Часть заработка откладывалась на «университет». В сберегательной кассе ко дню окончания курса в гимназии на счету Чаплыгина числилось двести рублей, а на крайний случай имелось еще обеспечение в виде золотой медали, полученной вместе с аттестатом зрелости.
Весною 1886 года Чаплыгин блестяще окончил гимназию, а осенью был принят на физико-математический факультет Московского университета. Ему было тогда семнадцать лет.
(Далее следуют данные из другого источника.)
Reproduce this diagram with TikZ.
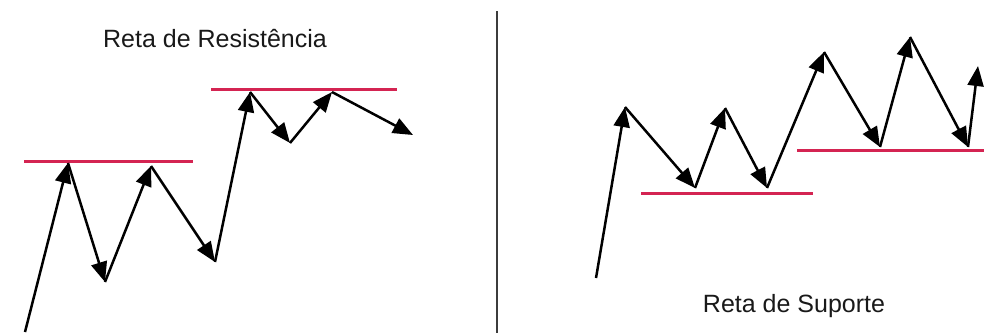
\documentclass[tikz,border=0pt]{standalone}
\usepackage{fontspec}
\setmainfont{Liberation Sans}
\usetikzlibrary{arrows.meta}

\definecolor{levelred}{RGB}{212,36,82}
\definecolor{divgray}{RGB}{60,60,60}

\begin{document}
\begin{tikzpicture}[
            x=1pt, y=-1pt,
            caption/.style={font=\fontsize{25}{30}\selectfont, text=black!90, anchor=base, inner sep=0pt},
            level/.style={levelred, line width=3pt},
            move/.style={-{Triangle[length=20pt, width=16pt]}, line width=2.5pt, black},
            divider/.style={divgray, line width=2.6pt}
        ]
        \useasboundingbox (0,0) rectangle (984,333);

        % Resistance side: price points
        \coordinate (r0) at (25,332);
        \coordinate (r1) at (68,163);
        \coordinate (r2) at (105,282);
        \coordinate (r3) at (151,166);
        \coordinate (r4) at (215,262);
        \coordinate (r5) at (250,92);
        \coordinate (r6) at (290,143);
        \coordinate (r7) at (332,92);
        \coordinate (r8) at (413,135);

        % Resistance lines
        \coordinate (ra) at (24,161.5);
        \coordinate (rb) at (193,161.5);
        \coordinate (rc) at (211,89.5);
        \coordinate (rd) at (397,89.5);
        \draw[level] (ra) -- (rb);
        \draw[level] (rc) -- (rd);

        \node[caption] (restitle) at (215,47) {Reta de Resistência};

        % Resistance moves
        \draw[move] (r0) -- (r1);
        \draw[move] (r1) -- (r2);
        \draw[move] (r2) -- (r3);
        \draw[move] (r3) -- (r4);
        \draw[move] (r4) -- (r5);
        \draw[move] (r5) -- (r6);
        \draw[move] (r6) -- (r7);
        \draw[move] (r7) -- (r8);

        % Divider
        \coordinate (dtop) at (497,11);
        \coordinate (dbot) at (497,333);
        \draw[divider] (dtop) -- (dbot);

        % Support side: price points
        \coordinate (s0) at (596,278);
        \coordinate (s1) at (625,107);
        \coordinate (s2) at (695,188);
        \coordinate (s3) at (725,108);
        \coordinate (s4) at (767,188);
        \coordinate (s5) at (824,52);
        \coordinate (s6) at (880,147);
        \coordinate (s7) at (910,37);
        \coordinate (s8) at (968,147);
        \coordinate (s9) at (978,66);

        % Support lines
        \coordinate (sa) at (641,193.5);
        \coordinate (sb) at (813,193.5);
        \coordinate (sc) at (797,150.5);
        \coordinate (sd) at (984,150.5);
        \draw[level] (sa) -- (sb);
        \draw[level] (sc) -- (sd);

        \node[caption] (suptitle) at (794,312) {Reta de Suporte};

        % Support moves
        \draw[move] (s0) -- (s1);
        \draw[move] (s1) -- (s2);
        \draw[move] (s2) -- (s3);
        \draw[move] (s3) -- (s4);
        \draw[move] (s4) -- (s5);
        \draw[move] (s5) -- (s6);
        \draw[move] (s6) -- (s7);
        \draw[move] (s7) -- (s8);
        \draw[move] (s8) -- (s9);

\end{tikzpicture}
\end{document}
Вспоминая впоследствии нежную пору своей юности, Сергей Алексеевич писал:
«Мне вспоминается давно прошедший август 1886 года. Мои товарищи я я, молодые студенты университета, с чувством глубокого почтения к нашей альма матер только что вошли в ее стены. Над физико-математическим факультетом в те времена сияли имена Цингера, Бредихина, Тимирязева, Богданова, Морковникова, Жуковского, и рядом с ними, отнюдь не затемняясь их блеском, было имя незабвенного Александра Григорьевича Столетова. Мы слышали о глубокой учености Александра Григорьевича, о его превосходных лекциях и о необычайной строгости его как экзаменатора. О его требовательности ходили легенды, рассказывали о необычайных вопросах суворовского пошиба, которыми он будто бы любил озадачивать студентов, и т. п. И вот мы с огромным интересом вошли в замечательную, недавно созданную под руководством Александра Григорьевича физическую аудиторию. Нас сразу захватило мастерское изложение профессора я очаровали превосходно поставленные эксперименты, изумительно точно и ясно проводившиеся несравненным помощником Столетова И. Ф. Усагиным. Аудитория всегда была полна. С неослабевающим интересом все отделы курса опытной физики, неизменно иллюстрировавшиеся блестящим экспериментом, прослушивались с начала до конца. Что касается экзаменов, то ничего необычного они не представляли: профессор лишь неуклонно требовал ясного понимания главного содержания курса; правда, он выслушивал ответы, не задавая наводящих вопросов, если студент начинал путать, и не помогал выбраться из затруднений, если они происходили от непродуманности и невнимательного изучения предмета».